They’re planning armageddon.
The floating text for this cartoon reads, “Anyone who thinks the humanities makes people more expansive should spend four minutes in an English department meeting.” It’s too true. I would never go over to the other side of my campus for one of their meetings, but here in the sciences building we have a statistician as chair who bangs through the meeting agenda on a tight schedule and doesn’t permit too much digression. We’re scared of the anarchy in the English department.
I don’t want to try to imagine what’s happening in the Art or Music departments. I’m pretty sure it involves other-worldly horrors and ritualistic chanting.



A cheerful “Cthulhu R’lyeh Ftagn” to you from Liberal Arts!
It’s a confusion between cause and effect. Just because most sensible people will appreciate the value of art does not mean that teaching art will result in sensible people.
Once people have lost their empathy, teaching arts and humanities will not correct the issue. It’s like teaching proper driving rules to someone who actively wants to ram their car into a crowd of innocent people. It’s trying to fix the wrong problem.
As the sensationalist reporter said during the airship crash: ‘Oh, the Humanities’
Speaking of Reason vs. Emotion:
https://static.existentialcomics.com/comics/ReasonandPassion.png
Our founder was a librarian in a college music dept. He remembers an old joke:
boy1: my mom plays piano by ear!
boy2: That’s nothing, my grandpa fiddles with his whiskers!
I’ve gotta’ lighten things up after all the doomscrolling with morons in PZ’s article /2026/03/30/they-never-learn-2/
We really like this site. To get a better, more complete experience, see:
https://existentialcomics.com
Easter Egg: If you hover over the headline (with any decent browser), you will get a different remark of the day each day.
All of the offices in the Humanities building have papier-mache jammed into the inner angles of the rooms. If the meetings go on too long you can sometimes hear the hounds trying to get through.
Rich refers to https://en.wikipedia.org/wiki/Hounds_of_Tindalos
@#6 Not to be confused with the Sounds of Tindalos
We need to teach empathy. As in, classes specifically geared towards teaching students empathy, at every level of education. Teaching arts and the humanities is about teaching arts and the humanities first and foremost. Those things are valuable in and of themselves, and they may foster the growth of empathy in people who already understand empathy to some extent, but they’re not about teaching empathy.

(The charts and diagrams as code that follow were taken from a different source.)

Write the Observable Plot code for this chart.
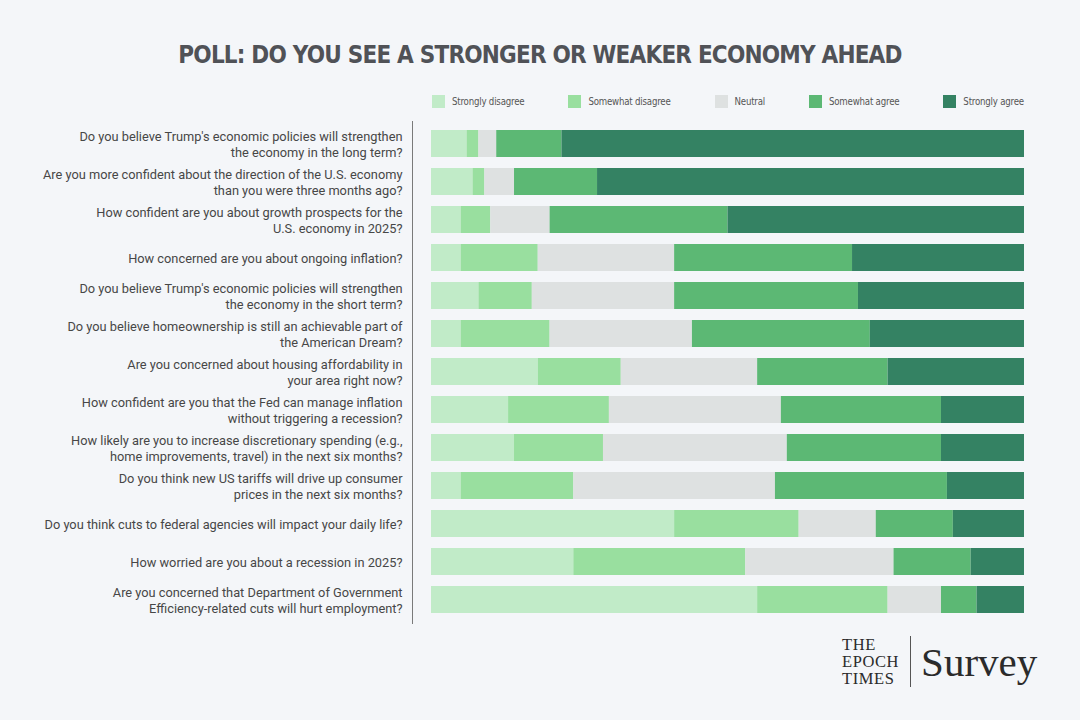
<!DOCTYPE html>
<html>
<head>
<meta charset="utf-8">
<script src="https://cdn.jsdelivr.net/npm/d3@7"></script>
<script src="https://cdn.jsdelivr.net/npm/@observablehq/plot@0.6"></script>
<style>
  html, body { margin: 0; padding: 0; background: #f4f6f9; }
  #page { position: relative; width: 1080px; height: 720px; overflow: hidden; background: #f4f6f9; }
  #title { position: absolute; left: 0; top: 40px; width: 1080px; text-align: center;
    font-family: "DejaVu Sans Condensed", "DejaVu Sans", sans-serif; font-stretch: condensed;
    font-weight: bold; font-size: 24px; line-height: 30px; letter-spacing: -0.8px; color: #505257; }
  #legend { position: absolute; left: 432px; top: 94px; width: 592px; display: flex; justify-content: space-between;
    font-family: "DejaVu Sans Condensed", "DejaVu Sans", sans-serif; font-stretch: condensed; font-size: 9.6px; letter-spacing: -0.2px; color: #555; }
  #legend .item { display: flex; align-items: center; height: 14px; }
  #legend .sw { width: 13px; height: 13px; margin-right: 7px; }
  #chart { position: absolute; left: 0; top: 115px; }
  #logo { position: absolute; left: 842px; top: 636px; display: flex; align-items: center; font-family: "Liberation Serif", "Times New Roman", serif; color: #2b2b2b; }
  #logo .epoch div { font-size: 16.5px; line-height: 17px; height: 17px; letter-spacing: 0.6px; }
  #logo .bar { width: 1px; height: 51px; background: #555; margin: 0 10px 0 11px; }
  #logo .survey { font-size: 41px; line-height: 44px; }
</style>
</head>
<body>
<div id="page">
  <div id="title"></div>
  <div id="legend"></div>
  <div id="chart"></div>
  <div id="logo"><div class="epoch"><div>THE</div><div>EPOCH</div><div>TIMES</div></div><div class="bar"></div><div class="survey">Survey</div></div>
</div>
<script>
const titleText = "POLL: DO YOU SEE A STRONGER OR WEAKER ECONOMY AHEAD";

const questions = [
  "Do you believe Trump's economic policies will strengthen\nthe economy in the long term?",
  "Are you more confident about the direction of the U.S. economy\nthan you were three months ago?",
  "How confident are you about growth prospects for the\nU.S. economy in 2025?",
  "How concerned are you about ongoing inflation?",
  "Do you believe Trump's economic policies will strengthen\nthe economy in the short term?",
  "Do you believe homeownership is still an achievable part of\nthe American Dream?",
  "Are you concerned about housing affordability in\nyour area right now?",
  "How confident are you that the Fed can manage inflation\nwithout triggering a recession?",
  "How likely are you to increase discretionary spending (e.g.,\nhome improvements, travel) in the next six months?",
  "Do you think new US tariffs will drive up consumer\nprices in the next six months?",
  "Do you think cuts to federal agencies will impact your daily life?",
  "How worried are you about a recession in 2025?",
  "Are you concerned that Department of Government\nEfficiency-related cuts will hurt employment?"
];

const responses = ["Strongly disagree", "Somewhat disagree", "Neutral", "Somewhat agree", "Strongly agree"];
const colors = ["#c1ebc8", "#99df9f", "#dee1e1", "#5cb874", "#348263"];

const stronglyDisagree = [6, 7, 5, 5, 8, 5, 18, 13, 14, 5, 41, 24, 55];
const somewhatDisagree = [2, 2, 5, 13, 9, 15, 14, 17, 15, 19, 21, 29, 22];
const neutral          = [3, 5, 10, 23, 24, 24, 23, 29, 31, 34, 13, 25, 9];
const somewhatAgree    = [11, 14, 30, 30, 31, 30, 22, 27, 26, 29, 13, 13, 6];
const stronglyAgree    = [78, 72, 50, 29, 28, 26, 23, 14, 14, 13, 12, 9, 8];

const series = [stronglyDisagree, somewhatDisagree, neutral, somewhatAgree, stronglyAgree];

const data = [];
questions.forEach((q, i) => {
  responses.forEach((r, j) => {
    data.push({question: q, response: r, value: series[j][i]});
  });
});

document.getElementById("title").textContent = titleText;

const legend = document.getElementById("legend");
responses.forEach((r, j) => {
  const item = document.createElement("div");
  item.className = "item";
  const sw = document.createElement("div");
  sw.className = "sw";
  sw.style.background = colors[j];
  const t = document.createElement("span");
  t.textContent = r;
  item.appendChild(sw);
  item.appendChild(t);
  legend.appendChild(item);
});

const chart = Plot.plot({
  width: 1080,
  height: 515,
  marginTop: 6,
  marginBottom: 7,
  marginLeft: 412,
  marginRight: 56,
  style: {background: "transparent", fontFamily: "Roboto, 'Noto Sans', sans-serif"},
  x: {domain: [0, 100], axis: null, insetLeft: 19},
  y: {domain: questions, paddingInner: 0.287, paddingOuter: 0.18, label: null},
  color: {domain: responses, range: colors},
  marks: [
    Plot.barX(data, {x: "value", y: "question", fill: "response"}),
    Plot.axisY({tickSize: 0, tickPadding: 10, fontSize: 12.8, fill: "#474747", label: null, lineHeight: 1.27}),
    Plot.frame({anchor: "left", stroke: "#7a7a7a"})
  ]
});
document.getElementById("chart").appendChild(chart);
</script>
</body>
</html>
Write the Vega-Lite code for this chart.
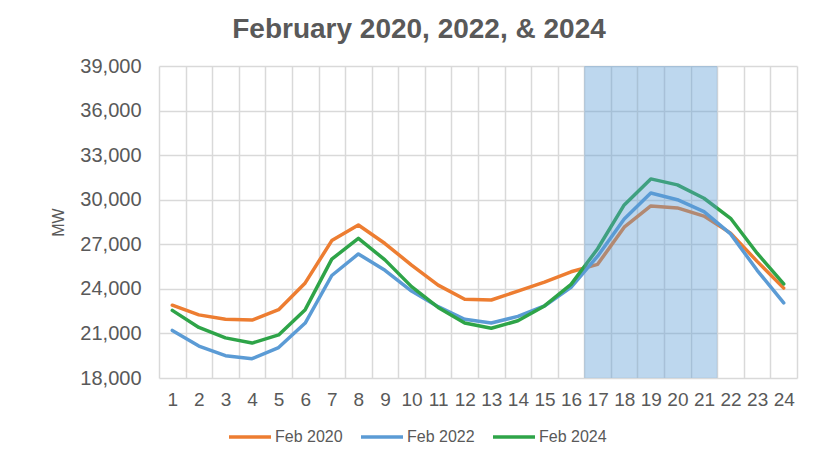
{
  "$schema": "https://vega.github.io/schema/vega-lite/v6.json",
  "autosize": "none",
  "width": 638,
  "height": 312,
  "padding": {"left": 159, "top": 66, "right": 20, "bottom": 85},
  "background": "white",
  "title": {
    "text": "February 2020, 2022, & 2024",
    "font": "Liberation Sans",
    "fontSize": 28,
    "fontWeight": "bold",
    "color": "#595959",
    "anchor": "middle",
    "dx": -59,
    "offset": 12
  },
  "datasets": {
    "load": [
      {"hour": 1, "series": "Feb 2020", "mw": 22900},
      {"hour": 2, "series": "Feb 2020", "mw": 22250},
      {"hour": 3, "series": "Feb 2020", "mw": 21950},
      {"hour": 4, "series": "Feb 2020", "mw": 21900},
      {"hour": 5, "series": "Feb 2020", "mw": 22600},
      {"hour": 6, "series": "Feb 2020", "mw": 24400},
      {"hour": 7, "series": "Feb 2020", "mw": 27250},
      {"hour": 8, "series": "Feb 2020", "mw": 28300},
      {"hour": 9, "series": "Feb 2020", "mw": 27050},
      {"hour": 10, "series": "Feb 2020", "mw": 25600},
      {"hour": 11, "series": "Feb 2020", "mw": 24250},
      {"hour": 12, "series": "Feb 2020", "mw": 23300},
      {"hour": 13, "series": "Feb 2020", "mw": 23250},
      {"hour": 14, "series": "Feb 2020", "mw": 23850},
      {"hour": 15, "series": "Feb 2020", "mw": 24450},
      {"hour": 16, "series": "Feb 2020", "mw": 25150},
      {"hour": 17, "series": "Feb 2020", "mw": 25650},
      {"hour": 18, "series": "Feb 2020", "mw": 28150},
      {"hour": 19, "series": "Feb 2020", "mw": 29580},
      {"hour": 20, "series": "Feb 2020", "mw": 29450},
      {"hour": 21, "series": "Feb 2020", "mw": 28900},
      {"hour": 22, "series": "Feb 2020", "mw": 27750},
      {"hour": 23, "series": "Feb 2020", "mw": 25850},
      {"hour": 24, "series": "Feb 2020", "mw": 24050},
      {"hour": 1, "series": "Feb 2022", "mw": 21200},
      {"hour": 2, "series": "Feb 2022", "mw": 20150},
      {"hour": 3, "series": "Feb 2022", "mw": 19500},
      {"hour": 4, "series": "Feb 2022", "mw": 19300},
      {"hour": 5, "series": "Feb 2022", "mw": 20050},
      {"hour": 6, "series": "Feb 2022", "mw": 21700},
      {"hour": 7, "series": "Feb 2022", "mw": 24900},
      {"hour": 8, "series": "Feb 2022", "mw": 26350},
      {"hour": 9, "series": "Feb 2022", "mw": 25250},
      {"hour": 10, "series": "Feb 2022", "mw": 23850},
      {"hour": 11, "series": "Feb 2022", "mw": 22800},
      {"hour": 12, "series": "Feb 2022", "mw": 21950},
      {"hour": 13, "series": "Feb 2022", "mw": 21700},
      {"hour": 14, "series": "Feb 2022", "mw": 22150},
      {"hour": 15, "series": "Feb 2022", "mw": 22850},
      {"hour": 16, "series": "Feb 2022", "mw": 24100},
      {"hour": 17, "series": "Feb 2022", "mw": 26200},
      {"hour": 18, "series": "Feb 2022", "mw": 28700},
      {"hour": 19, "series": "Feb 2022", "mw": 30450},
      {"hour": 20, "series": "Feb 2022", "mw": 30000},
      {"hour": 21, "series": "Feb 2022", "mw": 29200},
      {"hour": 22, "series": "Feb 2022", "mw": 27700},
      {"hour": 23, "series": "Feb 2022", "mw": 25250},
      {"hour": 24, "series": "Feb 2022", "mw": 23050},
      {"hour": 1, "series": "Feb 2024", "mw": 22550},
      {"hour": 2, "series": "Feb 2024", "mw": 21400},
      {"hour": 3, "series": "Feb 2024", "mw": 20700},
      {"hour": 4, "series": "Feb 2024", "mw": 20350},
      {"hour": 5, "series": "Feb 2024", "mw": 20900},
      {"hour": 6, "series": "Feb 2024", "mw": 22600},
      {"hour": 7, "series": "Feb 2024", "mw": 26000},
      {"hour": 8, "series": "Feb 2024", "mw": 27400},
      {"hour": 9, "series": "Feb 2024", "mw": 25950},
      {"hour": 10, "series": "Feb 2024", "mw": 24150},
      {"hour": 11, "series": "Feb 2024", "mw": 22750},
      {"hour": 12, "series": "Feb 2024", "mw": 21700},
      {"hour": 13, "series": "Feb 2024", "mw": 21350},
      {"hour": 14, "series": "Feb 2024", "mw": 21850},
      {"hour": 15, "series": "Feb 2024", "mw": 22850},
      {"hour": 16, "series": "Feb 2024", "mw": 24300},
      {"hour": 17, "series": "Feb 2024", "mw": 26700},
      {"hour": 18, "series": "Feb 2024", "mw": 29650},
      {"hour": 19, "series": "Feb 2024", "mw": 31400},
      {"hour": 20, "series": "Feb 2024", "mw": 31000},
      {"hour": 21, "series": "Feb 2024", "mw": 30100},
      {"hour": 22, "series": "Feb 2024", "mw": 28750},
      {"hour": 23, "series": "Feb 2024", "mw": 26400},
      {"hour": 24, "series": "Feb 2024", "mw": 24330}
    ],
    "peak": [
      {"hour": 17}, {"hour": 18}, {"hour": 19}, {"hour": 20}, {"hour": 21}
    ]
  },
  "layer": [
    {
      "data": {"name": "load"},
      "mark": {"type": "line", "strokeWidth": 3.5, "strokeCap": "round", "strokeJoin": "round"},
      "encoding": {
        "x": {
          "field": "hour",
          "type": "ordinal",
          "bandPosition": 0.5,
          "scale": {"type": "band", "paddingInner": 0, "paddingOuter": 0},
          "axis": {
            "title": null,
            "labelAngle": 0,
            "tickBand": "extent",
            "grid": true,
            "gridColor": "#d9d9d9",
            "gridWidth": 1.5,
            "ticks": false,
            "domain": false,
            "labelFont": "Liberation Sans",
            "labelFontSize": 19,
            "labelColor": "#595959",
            "labelPadding": 12
          }
        },
        "y": {
          "field": "mw",
          "type": "quantitative",
          "scale": {"domain": [18000, 39000], "nice": false, "zero": false},
          "axis": {
            "title": "MW",
            "titleFont": "Liberation Sans",
            "titleFontSize": 16,
            "titleFontWeight": "normal",
            "titleColor": "#595959",
            "titlePadding": 13,
            "values": [18000, 21000, 24000, 27000, 30000, 33000, 36000, 39000],
            "format": ",d",
            "grid": true,
            "gridColor": "#d9d9d9",
            "gridWidth": 1.5,
            "ticks": false,
            "domain": false,
            "labelFont": "Liberation Sans",
            "labelFontSize": 20,
            "labelColor": "#595959",
            "labelPadding": 18
          }
        },
        "color": {
          "field": "series",
          "type": "nominal",
          "scale": {
            "domain": ["Feb 2020", "Feb 2022", "Feb 2024"],
            "range": ["#ED7D31", "#5B9BD5", "#2EA448"]
          },
          "legend": {
            "title": null,
            "orient": "none",
            "direction": "horizontal",
            "legendX": 68,
            "legendY": 348,
            "symbolType": "stroke",
            "symbolSize": 1764,
            "symbolStrokeWidth": 3.5,
            "labelFont": "Liberation Sans",
            "labelFontSize": 16,
            "labelColor": "#595959",
            "labelOffset": 2,
            "columnPadding": 11
          }
        }
      }
    },
    {
      "data": {"name": "peak"},
      "mark": {"type": "rect", "color": "#5B9BD5", "opacity": 0.4},
      "encoding": {
        "x": {"field": "hour", "type": "ordinal"}
      }
    }
  ],
  "config": {
    "view": {"stroke": null}
  }
}
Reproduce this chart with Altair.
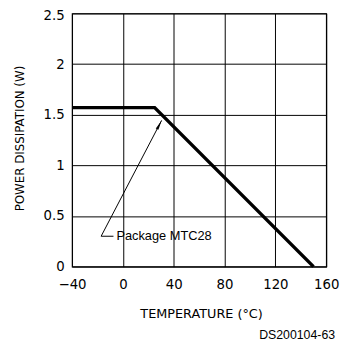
import altair as alt
import pandas as pd

# Derating curve
temps = [-40, 25, 150]
power = [1.57, 1.57, 0.0]

# Annotation arrow (tail -> tip) and label
arrow_x = [-17.1, 30.5]
arrow_y = [0.30, 1.444]
stub_x = [-17.1, -7.4]
stub_y = [0.30, 0.30]
label_x = [-5.1]
label_y = [0.30]
label_text = ["Package MTC28"]

x_ticks = [-40, 0, 40, 80, 120, 160]
y_ticks = [0, 0.5, 1, 1.5, 2, 2.5]

curve = pd.DataFrame({"t": temps, "p": power})
arrow = pd.DataFrame({"t": arrow_x, "p": arrow_y, "o": [0, 1]})
stub = pd.DataFrame({"t": stub_x, "p": stub_y, "o": [0, 1]})
tip = pd.DataFrame({"t": [arrow_x[1]], "p": [arrow_y[1]]})
lab = pd.DataFrame({"t": label_x, "p": label_y, "txt": label_text})

xs = alt.Scale(domain=[-40, 160], nice=False)
ys = alt.Scale(domain=[0, 2.5], nice=False)

xax = alt.Axis(values=x_ticks, format="d", title="TEMPERATURE (°C)",
               labelPadding=11, labelFlush=False, titleX=131, titleY=52,
               titleBaseline="alphabetic", titleFontSize=13)
yax = alt.Axis(values=y_ticks, format=".1~f", title="POWER DISSIPATION (W)",
               labelPadding=8, labelFlush=False, titleX=-49.5, titleY=126.5,
               titleBaseline="alphabetic", titleFontSize=12,
               labelOffset={"condition": {"test": "datum.value == 2.5", "value": 2},
                            "value": 0})

base = alt.Chart(curve).mark_line(color="black", strokeWidth=3.5).encode(
    x=alt.X("t:Q", scale=xs, axis=xax),
    y=alt.Y("p:Q", scale=ys, axis=yax),
)

arrow_line = alt.Chart(arrow).mark_line(color="black", strokeWidth=1).encode(
    x=alt.X("t:Q", scale=xs), y=alt.Y("p:Q", scale=ys), order="o:Q")
stub_line = alt.Chart(stub).mark_line(color="black", strokeWidth=1).encode(
    x=alt.X("t:Q", scale=xs), y=alt.Y("p:Q", scale=ys), order="o:Q")
head = alt.Chart(tip).mark_point(
    shape="M0,0 L0.3,2 L-0.3,2 Z", filled=True, color="black",
    size=100, angle=27.5, opacity=1, strokeWidth=0).encode(
    x=alt.X("t:Q", scale=xs), y=alt.Y("p:Q", scale=ys))
label = alt.Chart(lab).mark_text(
    align="left", baseline="middle", font="Liberation Sans", fontSize=13,
    color="black").encode(
    x=alt.X("t:Q", scale=xs), y=alt.Y("p:Q", scale=ys), text="txt:N")

chart = alt.layer(base, arrow_line, stub_line, head, label).properties(
    width=258, height=257,
    autosize=alt.AutoSizeParams(type="none"),
    padding={"left": 65, "top": 3, "right": 14, "bottom": 75},
    title=alt.TitleParams("DS200104-63", orient="bottom", anchor="end",
                          frame="group", dx=9, font="Liberation Sans",
                          fontSize=12.5, fontWeight="normal", color="black",
                          offset=8),
).configure_view(stroke="black", strokeWidth=1.2).configure_axis(
    grid=True, gridColor="black", gridOpacity=1, gridWidth=1,
    domain=False, ticks=False,
    labelFont="DejaVu Sans", labelFontSize=13.5, labelColor="black",
    titleFont="DejaVu Sans", titleFontWeight="normal", titleColor="black",
)

chart.save("out.html", embed_options={"renderer": "svg", "actions": False})
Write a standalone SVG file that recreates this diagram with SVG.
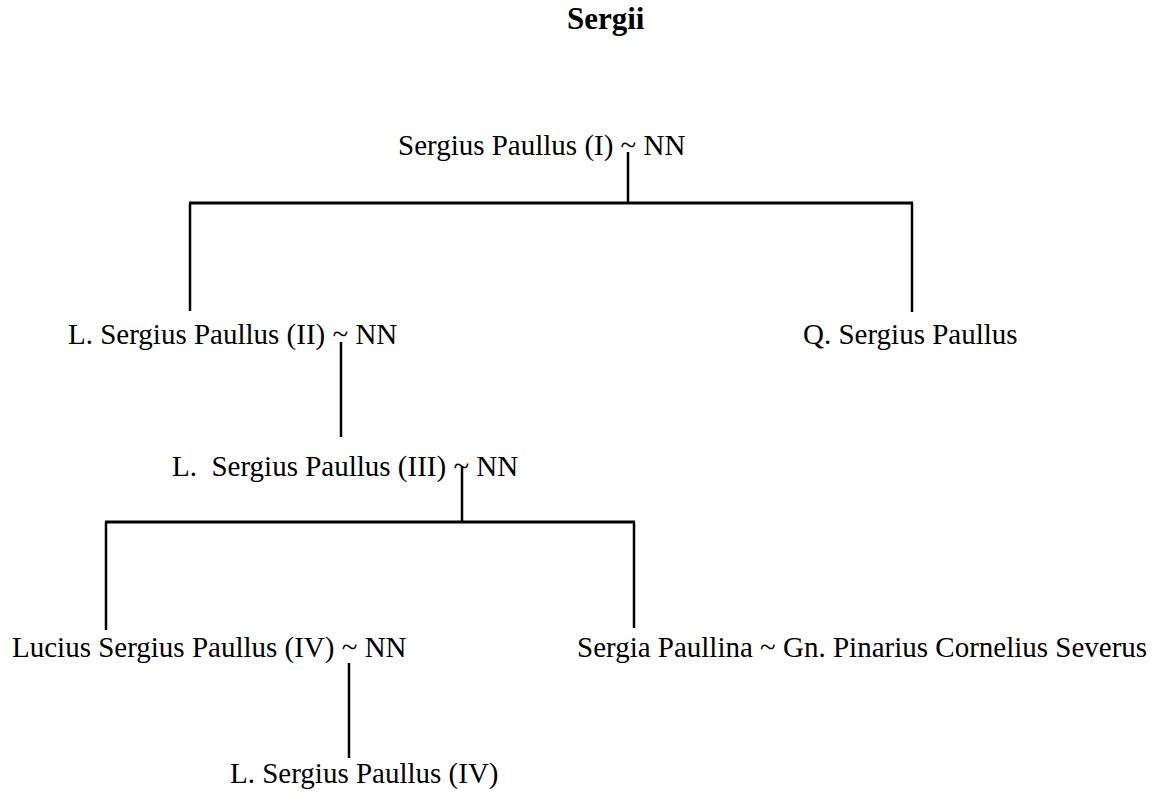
<svg xmlns="http://www.w3.org/2000/svg" width="1158" height="794" viewBox="0 0 1158 794">
<style>
text{font-family:"Liberation Serif","Times New Roman",serif;font-size:29px;fill:#000;white-space:pre}
.title{font-weight:bold;font-size:31px}
.c line{stroke:#000;stroke-linecap:butt}
.h{stroke-width:3}
.v{stroke-width:2.5}
</style>
<rect width="1158" height="794" fill="#fff"/>
<g id="title"><text class="title" x="567" y="29">Sergii</text></g>
<g id="connectors" class="c">
<line class="v" x1="628" y1="152" x2="628" y2="203"/>
<line class="h" x1="189" y1="203" x2="913" y2="203"/>
<line class="v" x1="190" y1="203" x2="190" y2="311"/>
<line class="v" x1="912" y1="203" x2="912" y2="312"/>
<line class="v" x1="341" y1="342" x2="341" y2="437"/>
<line class="v" x1="462" y1="466" x2="462" y2="522"/>
<line class="h" x1="105" y1="522" x2="635" y2="522"/>
<line class="v" x1="106" y1="522" x2="106" y2="630"/>
<line class="v" x1="634" y1="522" x2="634" y2="628"/>
<line class="v" x1="349" y1="663" x2="349" y2="758"/>
</g>
<g id="n1"><text x="398" y="155">Sergius Paullus (I) ~ NN</text></g>
<g id="n2"><text x="68" y="344">L. Sergius Paullus (II) ~ NN</text></g>
<g id="n3"><text x="803" y="344">Q. Sergius Paullus</text></g>
<g id="n4"><text x="172" y="476">L.  Sergius Paullus (III) ~ NN</text></g>
<g id="n5"><text x="12" y="657">Lucius Sergius Paullus (IV) ~ NN</text></g>
<g id="n6"><text x="577" y="657">Sergia Paullina ~ Gn. Pinarius Cornelius Severus</text></g>
<g id="n7"><text x="230" y="783">L. Sergius Paullus (IV)</text></g>
</svg>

The simple truth is that, if you want people with little or no understanding of the concept to learn empathy in a classroom, then you have to teach them empathy in the classroom. We have this idea that empathy is an innate characteristic that one either has or doesn’t, but that’s simply not true. Empathy is a skill, and it can be taught like any other.
Empathy must be taught, if we are ever to have a hope of creating a society in which people understand civilization- and survival-critical concepts like the common good, or why things like enslaving millions and ruining the environment to produce cheap crap for the short-term enrichment of an extremely tiny minority of humans is bad.
vucodlak: “We need to teach empathy. As in, classes specifically geared towards teaching students empathy, at every level of education.”
Futile. Equine hydration syndrome.
Analogically, I was taught religion. It did not take, to understate it.
Same thing. All you can teach is to fake it, if it’s not in one’s nature.
(That is, affective vs. cognitive)
“Empathy must be taught”
It can be developed and improved, but it cannot be taught.
You can’t change people’s basic nature by teaching shit.